Insulin tends to stick (adsorb) to plastic surfaces and so ideally will be well mixed and the tubing flushed (primed) as to saturate the inner surfaces with insulin first. This is not a small detail. Proper mixing and flushing makes a significant difference to the effectively infused dose. We can’t know whether Letby took these steps not least because she denies the crime. Let’s assume not and favour the upper end of our estimate. You can play around with the calculation. Whatever the figure, we’re talking about a very small amount of liquid, injectable in a matter of seconds into a feed bag.
Let’s be clear, poisoning a baby with insulin, late at night with only one other staff member on the ward, is not a crime requiring great ingenuity, planning or skill. Just intent, opportunity and a modicum of technical know-how, all of which Letby possessed in her capacity as a neonatal nurse. Christopher Snowdon (whilst I agree with many of his points) refers to her as a “very clever woman”, adept at lying and also “very good in the witness box”. No, this is someone of ordinary intelligence, a criminal mastermind she is not. Granted, she took some precautions to be avoid being caught in terms of falsifying records but not more than that. On the contrary, many of her actions are quite reckless. Using her phone to do Facebook searches of the parents on the anniversaries of the children’s deaths and stashing handover notes under her bed, come to mind.
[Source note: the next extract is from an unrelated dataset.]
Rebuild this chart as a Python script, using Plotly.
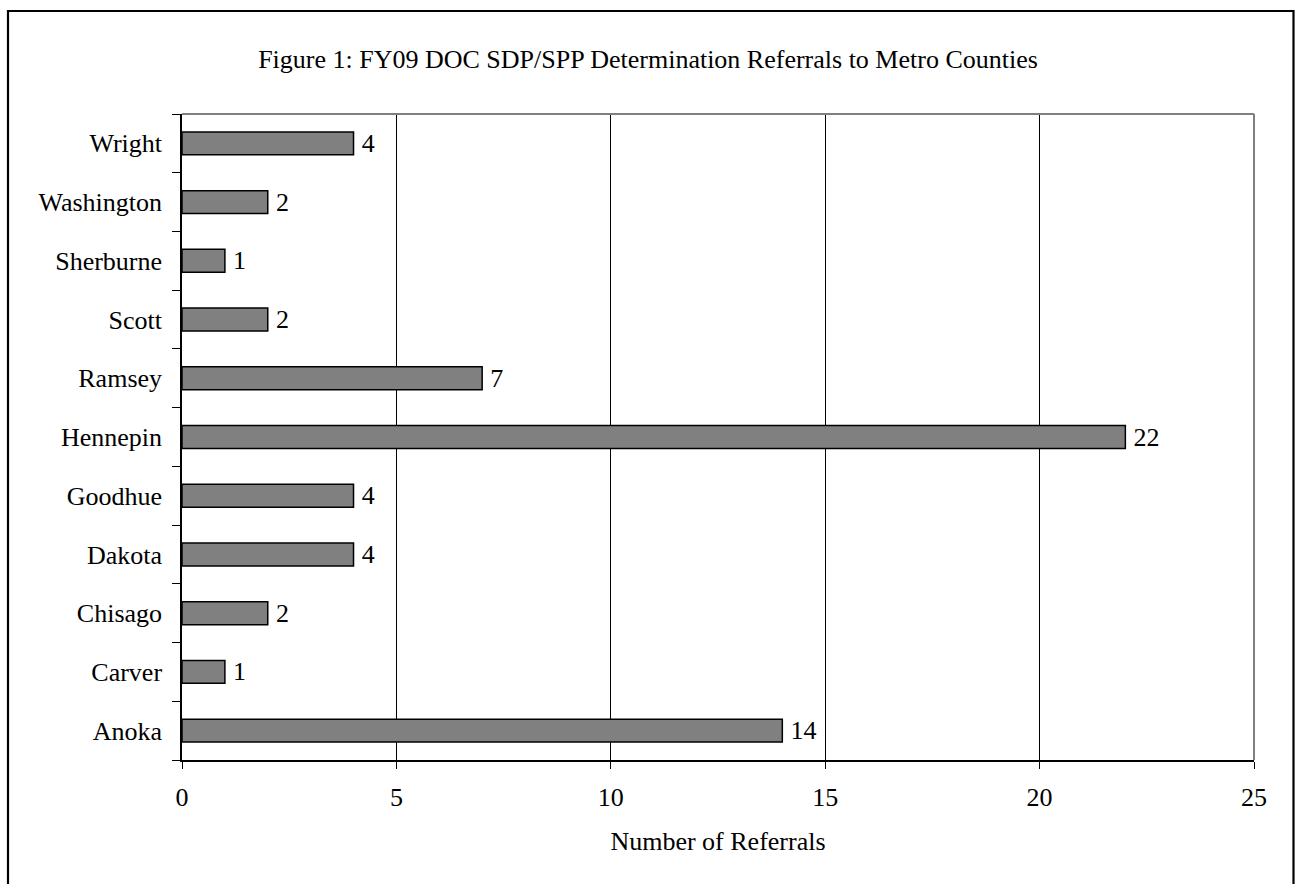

Her performance in the witness box is hardly impressive. When forced to account for the many irregularities that emerged, she can’t and reaches for her preferred stock answer: “No, I don’t agree”.
It was not a careful campaign of deception that allowed for Letby to evade capture for as long she did but a culture of complicity and timidity shielding her from direct accusation. Her fellow nurses and senior management had her back, fending off doctors’ concerns, principally Dr. Brearey’s, as to avoid making waves. Entirely self-serving, of course. The doctors relented albeit with misgivings, on my reading. (This internal friction between the professions was a significant feature and warrants inquiry in its own right).
In Letby, I ultimately recognise simply a deeply disturbed young woman who abused her position of trust in the most horrific way. Her handwritten confessions reflect a state of genuine mental turmoil, being wracked with guilt. I believe it’s possible to feel justified pity for her in spite of her appalling deeds. What is not an option, however, is to cling in vain to a notion that she’s innocent in the face of overwhelming evidence to the contrary, therein lies my appeal to her more thoughtful supporters.
A correction. Child L's insulin was recorded at 1,099 and C-peptide as 269. Prof. Hindmarsh described the insulin level of 1,099 as a minimum, not a maximum, because the time at which the blood sample was taken was in dispute. The prosecution argued it was taken around 3:30. The defence said it was taken earlier, as recorded by Dr. Mayberry's retrospective notes.
Child L's poisoning also continued after the final offending bag was disconnected, as the insulin had stuck to the giving set.
Split hairs aside, fantastic piece.
Oodles of psychological projectin of Phil's part as he describes Letby 'supporters' as desperate etc.
Others commentators have gone into great details about his faulty reason with regards to the science.
I would just like to ask: so how much insulin wuld she have needed to injedct. And why was none reported to be missing?